A homebrewer once asked me about deducting the cost of his equipment, supplies and ingredients on his tax return. His homebrewing activities generated a loss and would be used to offset some of his W-2 wage income earned from a full time job. Here were some of my thoughts during that conversation.
Generally speaking, you must engage in a trade or business before you can deduct any business expenses (IRC section 183). If your homebrewing does not constitute a trade or business or an activity engaged in for profit, deductions from related business expenses are generally limited to gross income from that business. In other words, if gross income from your brewing business is $1,000, your deductions are generally capped at $1,000.
In order to deduct expenses beyond the gross income generated by your homebrewing business, it must be an activity engaged in for profit. The courts look to a series of factors for purposes of determining whether or not an activity is engaged for profit. This is not intended to be an all-encompassing analysis of those factors, but they include items such as: 1) a history of profitability, 2) financial record keeping such as keeping a separate bank account for the activity, 3) the existence of a business plan and following through with that plan, 4) a review of profit and loss statements and changing future behavior based on that analysis, 5) successes in related ventures, 6) the existence of other means in which to finance the activity (i.e. other sources of income), and 7) the amount of personal enjoyment derived from that activity.
No single factor will establish whether or not an activity is a hobby vs. an activity engaged in for profit. A summation of all the factors (including those I didn't specifically list) will be taken into consideration when determining whether an activity is an activity engaged in for profit or a hobby.
Keep in mind that this does not mean that your brewing activities must be incorporated under State Law, or in the form of a Limited Liability Company, etc. in order to be an activity engaged in for profit. An activity engaged in for profit can be a sole proprietorship which is generally reported on Schedule C of Form 1040.
The challenge most homebrewers face is a lack of gross income. It is very hard to treat any activity that does not generate any income as an activity engaged in for profit. Most homebrewers do not have a brewing license and may not legally sell their beer. However, given the recent boom in homebrewing, it is possible that homebrewers could generate income from providing homebrewing educating, consulting and related personal services. This is a potential source of gross income, and depending on the facts and circumstances of this advising could constitute an activity engaged in for profit.

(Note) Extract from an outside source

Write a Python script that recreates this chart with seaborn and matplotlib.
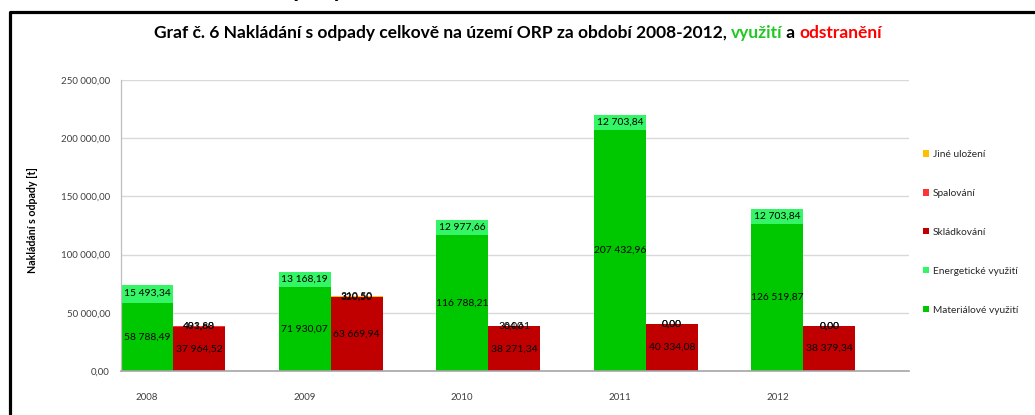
import numpy as np
import pandas as pd
import matplotlib
matplotlib.use("Agg")
import matplotlib.pyplot as plt
from matplotlib.lines import Line2D
from matplotlib.patches import Patch
import seaborn as sns

# ---------------- data ----------------
years = ["2008", "2009", "2010", "2011", "2012"]
materialove = [58788.49, 71930.07, 116788.21, 207432.96, 126519.87]
energeticke = [15493.34, 13168.19, 12977.66, 12703.84, 12703.84]
skladkovani = [37964.52, 63669.94, 38271.34, 40334.08, 38379.34]
spalovani = [493.88, 320.50, 0.00, 0.00, 0.00]
jine_ulozeni = [401.60, 310.50, 364.61, 0.00, 0.00]
y_ticks = [0, 50000, 100000, 150000, 200000, 250000]

title_parts = [("Graf č. 6 Nakládání s odpady celkově na území ORP za období 2008-2012, ", "black"),
               ("využití", "#22C822"),
               (" a ", "black"),
               ("odstranění", "#FF0000")]
y_label = "Nakládání s odpady [t]"
legend_labels = ["Jiné uložení", "Spalování", "Skládkování", "Energetické využití", "Materiálové využití"]

c_mat = "#00C800"
c_ene = "#33F566"
c_skl = "#C00000"
c_spa = "#FF3333"
c_jin = "#FFC000"

sns.set_theme(style="white")
plt.rcParams["font.family"] = ["Lato", "DejaVu Sans"]

W, H = 1035, 415
fig = plt.figure(figsize=(W / 100, H / 100), dpi=100)
fig.patch.set_facecolor("white")
ax = fig.add_axes([121 / W, (H - 371) / H, (909 - 121) / W, (371 - 80) / H])

groups = ["vyuziti", "odstraneni"]
width = 0.66

# cumulative layers, drawn from tallest to shortest in each group
green_layers = [
    (np.add(materialove, energeticke), c_ene),
    (np.array(materialove), c_mat),
]
red_layers = [
    (np.add(np.add(skladkovani, spalovani), jine_ulozeni), c_jin),
    (np.add(skladkovani, spalovani), c_spa),
    (np.array(skladkovani), c_skl),
]

def draw_layer(vals, color, grp):
    rows = []
    for i, y in enumerate(years):
        for g in groups:
            rows.append({"year": y, "group": g, "val": float(vals[i]) if g == grp else 0.0})
    df = pd.DataFrame(rows)
    pal = {g: (color if g == grp else (1, 1, 1, 0)) for g in groups}
    sns.barplot(data=df, x="year", y="val", hue="group", hue_order=groups, order=years,
                palette=pal, dodge=True, width=width, errorbar=None, legend=False,
                saturation=1, linewidth=0, ax=ax)

for vals, col in green_layers:
    draw_layer(vals, col, "vyuziti")
for vals, col in red_layers:
    draw_layer(vals, col, "odstraneni")

def fmt(v):
    return f"{v:,.2f}".replace(",", " ").replace(".", ",")

off = width / 4
lab_fs = 7.4
for i in range(len(years)):
    xg = i - off
    xr = i + off
    ax.text(xg, materialove[i] / 2, fmt(materialove[i]), ha="center", va="center", fontsize=lab_fs, color="black")
    ax.text(xg, materialove[i] + energeticke[i] / 2, fmt(energeticke[i]), ha="center", va="center", fontsize=lab_fs, color="black")
    ax.text(xr, skladkovani[i] / 2, fmt(skladkovani[i]), ha="center", va="center", fontsize=lab_fs, color="black")
    ax.text(xr, skladkovani[i] + spalovani[i] / 2, fmt(spalovani[i]), ha="center", va="center", fontsize=lab_fs, color="black")
    ax.text(xr, skladkovani[i] + spalovani[i] + jine_ulozeni[i] / 2, fmt(jine_ulozeni[i]), ha="center", va="center", fontsize=lab_fs, color="black")

ax.set_xlim(-width / 2, -width / 2 + len(years))
ax.set_ylim(0, 250000)
ax.set_yticks(y_ticks)
ax.set_yticklabels([fmt(t) for t in y_ticks], fontsize=7.0, color="#404040")
ax.set_xticks([i - off for i in range(len(years))])
ax.set_xticklabels(years, fontsize=7.0, color="#404040")
ax.tick_params(axis="x", length=0, pad=16)
ax.tick_params(axis="y", length=0, pad=8)
ax.set_xlabel("")
ax.set_ylabel("")
ax.yaxis.grid(True, color="#D9D9D9", linewidth=1)
ax.set_axisbelow(True)
for s in ["top", "right"]:
    ax.spines[s].set_visible(False)
ax.spines["left"].set_color("#BFBFBF")
ax.spines["left"].set_linewidth(0.9)
ax.spines["bottom"].set_color("#A6A6A6")
ax.spines["bottom"].set_linewidth(1.2)

fig.text(33 / W, 1 - 220 / H, y_label, rotation=90, ha="center", va="center",
         fontsize=7.7, fontweight="bold", color="black")

# multi-coloured title
fig.canvas.draw()
renderer = fig.canvas.get_renderer()
texts = []
for s, c in title_parts:
    t = fig.text(0, 1 - 33 / H, s, fontsize=12.5, fontweight="bold", color=c, ha="left", va="center")
    texts.append(t)
widths = [t.get_window_extent(renderer).width for t in texts]
total = sum(widths)
x0 = (518 - total / 2)
for t, w in zip(texts, widths):
    t.set_x(x0 / W)
    x0 += w

# legend
handles = [Patch(facecolor=c, edgecolor="none") for c in [c_jin, c_spa, c_skl, c_ene, c_mat]]
fig.legend(handles, legend_labels, loc="upper left", bbox_to_anchor=(923 / W, 1 - 150 / H),
           frameon=False, fontsize=7.3, labelspacing=2.95, handlelength=0.6, handleheight=0.6,
           handletextpad=0.35, borderpad=0, borderaxespad=0)

# frame and cut-off heading above it
fig.add_artist(Line2D([10 / W, 10 / W, 1.0], [0, 1 - 12 / H, 1 - 12 / H],
                      transform=fig.transFigure, color="black", linewidth=2.3))
fig.text(345 / W, 1 + 3 / H, "Nakládání s odpady", ha="right", va="baseline",
         fontsize=17, fontweight="bold", color="black")

fig.savefig("out.png", dpi=100, facecolor="white")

In summary, a homebrewer must consider many factors such as those listed above before concluding whether their homebrewing activities (i.e. consulting, educating, advising, etc.) rise to the threshold of a trade or business, or if it is simply a hobby. If it is anything less than an activity engaged in for profit, your deductions are generally limited to the gross income generated by that hobby.
EDITED TO ADD: I am only talking about a trade or business such as consulting, education and related services where permitted under local law. I am not suggesting that anyone illegally sell homebrew. That will get you into trouble.
To ensure compliance with requirements imposed by the IRS, I must inform you that any U.S. federal tax advice contained in or accompanying this document, unless otherwise specifically stated, is not intended or written to be used, and cannot be used, for the purpose of (i) avoiding penalties under the Internal Revenue Code, or (ii) promoting, marketing, or recommending to another party any transaction or matter that is contained in or accompanying this document.